DATA BLOCK

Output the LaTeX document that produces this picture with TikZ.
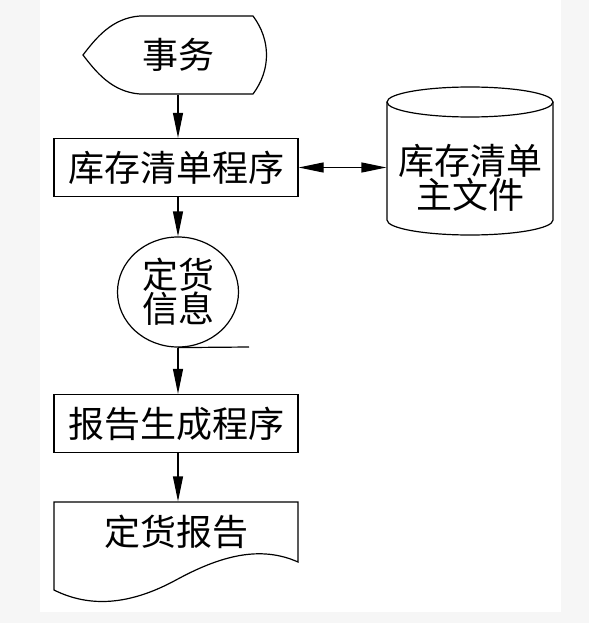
\documentclass[tikz,border=0pt]{standalone}
\usepackage{fontspec}
\newfontfamily\cjk{Noto Sans CJK SC}
\usetikzlibrary{arrows.meta,shapes.geometric}
\begin{document}
\begin{tikzpicture}[x=1pt,y=-1pt,
  line width=1.2pt,
  lbl/.style={font=\cjk\fontsize{36}{34}\selectfont, inner sep=0pt, align=center},
  proc/.style={draw, minimum width=244pt, minimum height=58pt, inner sep=0pt, font=\cjk\fontsize{36}{34}\selectfont},
  arr/.style={-{Triangle[length=25pt,width=10pt]}},
  darr/.style={{Triangle[length=25pt,width=10pt]}-{Triangle[length=25pt,width=10pt]}}
]
% page
\fill[gray!7] (0,0) rectangle (589,623);
\fill[white] (40,0) rectangle (561,612);
\useasboundingbox (0,0) rectangle (589,623);

% transaction shape
\node[lbl, minimum width=184pt, minimum height=78pt] (tr) at (178,55) {事务};
\draw (140,16) -- (253,16) .. controls (271,40) and (271,70) .. (253,94)
  -- (140,94) .. controls (112,92) and (96,72) .. (83,55)
  .. controls (96,38) and (112,18) .. (140,16) -- cycle;

% inventory program
\node[proc] (inv) at (176,167.5) {库存清单程序};

% master file (cylinder)
\node[lbl, minimum width=166pt, minimum height=148pt] (db) at (470,178) {库存清单\\主文件};
\draw (470,102) ellipse [x radius=83, y radius=15];
\draw (387,102) -- (387,220)
  .. controls (387,228.3) and (424.2,235) .. (470,235)
  .. controls (515.8,235) and (553,228.3) .. (553,220) -- (553,102);

% order info
\node[lbl, draw, ellipse, minimum width=121pt, minimum height=110pt] (info) at (178,292) {定货\\信息};
\coordinate (tail) at (249,347);

% report program
\node[proc] (rep) at (176,423.5) {报告生成程序};

% document
\node[lbl, minimum width=244pt, minimum height=60pt] (doc) at (176,532) {定货报告};
\draw (54,502) -- (298,502) -- (298,562)
  .. controls (260,545) and (220,556) .. (176,580)
  .. controls (130,605) and (90,608) .. (54,590) -- cycle;

% connectors
\draw[arr] (tr.south) -- (tr.south |- inv.north);
\draw[darr] (inv.east) -- (inv.east -| db.west);
\draw[arr] (tr.south |- inv.south) -- (info.north);
\draw (info.south) -- (tail);
\draw[arr] (info.south) -- (info.south |- rep.north);
\draw[arr] (info.south |- rep.south) -- (info.south |- doc.north);
\end{tikzpicture}
\end{document}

YOUR TASK
Print, exactly as written, the lines above from the first one to the one containing "(inv) at (176,167.5)". Leave out pictures.

THE RESULT
Output the LaTeX document that produces this picture with TikZ.
\documentclass[tikz,border=0pt]{standalone}
\usepackage{fontspec}
\newfontfamily\cjk{Noto Sans CJK SC}
\usetikzlibrary{arrows.meta,shapes.geometric}
\begin{document}
\begin{tikzpicture}[x=1pt,y=-1pt,
  line width=1.2pt,
  lbl/.style={font=\cjk\fontsize{36}{34}\selectfont, inner sep=0pt, align=center},
  proc/.style={draw, minimum width=244pt, minimum height=58pt, inner sep=0pt, font=\cjk\fontsize{36}{34}\selectfont},
  arr/.style={-{Triangle[length=25pt,width=10pt]}},
  darr/.style={{Triangle[length=25pt,width=10pt]}-{Triangle[length=25pt,width=10pt]}}
]
% page
\fill[gray!7] (0,0) rectangle (589,623);
\fill[white] (40,0) rectangle (561,612);
\useasboundingbox (0,0) rectangle (589,623);

% transaction shape
\node[lbl, minimum width=184pt, minimum height=78pt] (tr) at (178,55) {事务};
\draw (140,16) -- (253,16) .. controls (271,40) and (271,70) .. (253,94)
  -- (140,94) .. controls (112,92) and (96,72) .. (83,55)
  .. controls (96,38) and (112,18) .. (140,16) -- cycle;

% inventory program
\node[proc] (inv) at (176,167.5) {库存清单程序};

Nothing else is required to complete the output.